I am very happy that
a woman (Herta Müller) won the Nobel Prize for Literature; however, I must admit that my favorite for some years has been Margaret Atwood. I would really like to see her win this award in her lifetime. Far too many people dismiss her books as soft-sci-fi or dark "chick lit." Those people have obviously never read her work.
When I was fourteen, I read The Handmaid's Tale and I spent almost a decade avoiding her books because I imagined they would not, could not possibly live up and I did not want to deal with that disappointment. When I was in Germany, I wanted to surround myself in English in my free time. To bathe in it. I tried to read German books but I longed for English. Is that weird? So I overcame my reluctance and read almost everything Atwood ever wrote. I hate overwrought food / eating consumption metaphors, but I really did "devour" them.
Oryx and Crake,
The Robber Bride,
The Blind Assassin,
Cat's Eye... I mean, I read them as fast as Deutsche Post could get them to me. I eventually had to sell them all back at the English bookshop in Berlin to keep my belongings light enough for the airline. The rounded characters, vaguely magical situations and deft, yet unpretentious language really struck a chord with me.

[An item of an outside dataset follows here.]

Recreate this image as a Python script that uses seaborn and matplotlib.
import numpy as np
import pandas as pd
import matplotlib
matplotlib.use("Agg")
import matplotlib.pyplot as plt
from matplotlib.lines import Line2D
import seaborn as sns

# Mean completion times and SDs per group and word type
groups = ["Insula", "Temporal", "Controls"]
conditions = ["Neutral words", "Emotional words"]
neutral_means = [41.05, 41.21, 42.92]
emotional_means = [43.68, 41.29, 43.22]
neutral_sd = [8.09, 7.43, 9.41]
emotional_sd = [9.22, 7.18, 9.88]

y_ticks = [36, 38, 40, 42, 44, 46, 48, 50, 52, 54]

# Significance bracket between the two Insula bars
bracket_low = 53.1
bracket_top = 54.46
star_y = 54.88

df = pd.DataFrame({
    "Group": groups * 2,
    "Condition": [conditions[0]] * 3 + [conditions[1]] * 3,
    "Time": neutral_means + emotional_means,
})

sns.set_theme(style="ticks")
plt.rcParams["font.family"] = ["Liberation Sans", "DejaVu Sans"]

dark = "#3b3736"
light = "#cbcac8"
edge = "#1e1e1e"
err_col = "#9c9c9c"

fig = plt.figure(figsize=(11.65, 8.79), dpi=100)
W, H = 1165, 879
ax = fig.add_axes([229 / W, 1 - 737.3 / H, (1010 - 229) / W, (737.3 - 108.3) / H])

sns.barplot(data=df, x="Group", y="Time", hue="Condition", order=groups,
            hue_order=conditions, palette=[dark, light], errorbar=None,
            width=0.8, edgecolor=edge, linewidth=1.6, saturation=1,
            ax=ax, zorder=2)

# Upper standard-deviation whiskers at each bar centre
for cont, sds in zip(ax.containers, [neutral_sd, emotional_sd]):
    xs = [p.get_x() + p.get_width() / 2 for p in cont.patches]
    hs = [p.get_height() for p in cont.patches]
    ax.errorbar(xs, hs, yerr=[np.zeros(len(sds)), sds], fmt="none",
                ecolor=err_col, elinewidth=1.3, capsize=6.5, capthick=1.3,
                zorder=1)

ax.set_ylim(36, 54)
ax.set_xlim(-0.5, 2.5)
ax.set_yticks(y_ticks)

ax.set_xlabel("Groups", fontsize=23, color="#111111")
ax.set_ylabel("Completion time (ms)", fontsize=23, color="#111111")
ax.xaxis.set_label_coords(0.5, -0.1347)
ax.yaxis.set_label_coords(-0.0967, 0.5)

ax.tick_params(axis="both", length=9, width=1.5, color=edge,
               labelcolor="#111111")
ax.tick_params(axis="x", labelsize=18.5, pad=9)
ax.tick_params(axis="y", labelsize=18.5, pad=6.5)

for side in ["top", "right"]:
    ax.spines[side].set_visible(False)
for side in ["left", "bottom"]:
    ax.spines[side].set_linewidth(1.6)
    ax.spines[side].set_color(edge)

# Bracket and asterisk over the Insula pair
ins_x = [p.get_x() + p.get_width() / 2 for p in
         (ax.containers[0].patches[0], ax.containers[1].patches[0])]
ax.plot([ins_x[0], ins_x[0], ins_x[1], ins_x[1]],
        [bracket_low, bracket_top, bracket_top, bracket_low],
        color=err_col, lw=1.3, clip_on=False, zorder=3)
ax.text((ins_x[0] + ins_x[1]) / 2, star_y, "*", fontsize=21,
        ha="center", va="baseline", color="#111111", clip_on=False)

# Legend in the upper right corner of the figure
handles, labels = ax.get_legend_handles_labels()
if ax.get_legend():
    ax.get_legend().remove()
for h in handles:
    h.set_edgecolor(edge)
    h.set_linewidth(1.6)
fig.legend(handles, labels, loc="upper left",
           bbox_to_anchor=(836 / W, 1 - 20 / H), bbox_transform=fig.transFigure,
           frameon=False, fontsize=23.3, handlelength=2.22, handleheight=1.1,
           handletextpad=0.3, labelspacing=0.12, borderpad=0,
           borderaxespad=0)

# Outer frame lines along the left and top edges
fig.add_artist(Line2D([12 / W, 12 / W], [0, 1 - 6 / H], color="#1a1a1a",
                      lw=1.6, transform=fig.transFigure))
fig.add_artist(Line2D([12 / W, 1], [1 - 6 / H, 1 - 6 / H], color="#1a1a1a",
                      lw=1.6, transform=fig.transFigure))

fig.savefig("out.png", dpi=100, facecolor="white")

I hadn't been thinking about Atwood much lately, because all of my brain is supposed to be devoted to GRAD SCHOOL. But I was really pulling for her to win a Nobel and recently, I found myself in Borders. Being desperately poor and constantly swamped with stuff to get done, I rarely go into stores - they just make me feel bad - but I saw that she had written a new novel. One about a society in which evil corporations dominate society and own the government, poison citizens, and engineer violence.
No, wait! Actually it's fiction! A novel! About the not-too-distant future!
Although it's probably academic and professional suicide, I bought it and have been reading it. Shh. Don't tell.
Atwood's new book,
The Year of the Flood is what I am recommending to you today. Speculative fiction is nearly always about the present, and while there's potential for
The Year of the Flood to be heavy-handed and didactic, it's neither of those things. It's about a group of religious vegans (!) who anticipate a corporate-engineered plague.
It reads as engrossingly as any other engaging book about an unsettlingly similar setting, but what's drawing me in (I'm about halfway through) is its detailed ritual and the perfectly-imagined, yet flawed religion created in the Gardeners (who first appeared in Oryx & Crake). I am fascinated by religious culture (not so much by religion itself) and the heteroglossic narration adds dimension, criticism, and comfort to the Gardeners as the backstories are constructed: backstories upon backstories, nuanced and detailed, until the looming apocalypse seems like an after thought.
Like I said. I haven't finished reading it yet, but I
recommend The Year of the Flood to you whole heartedly.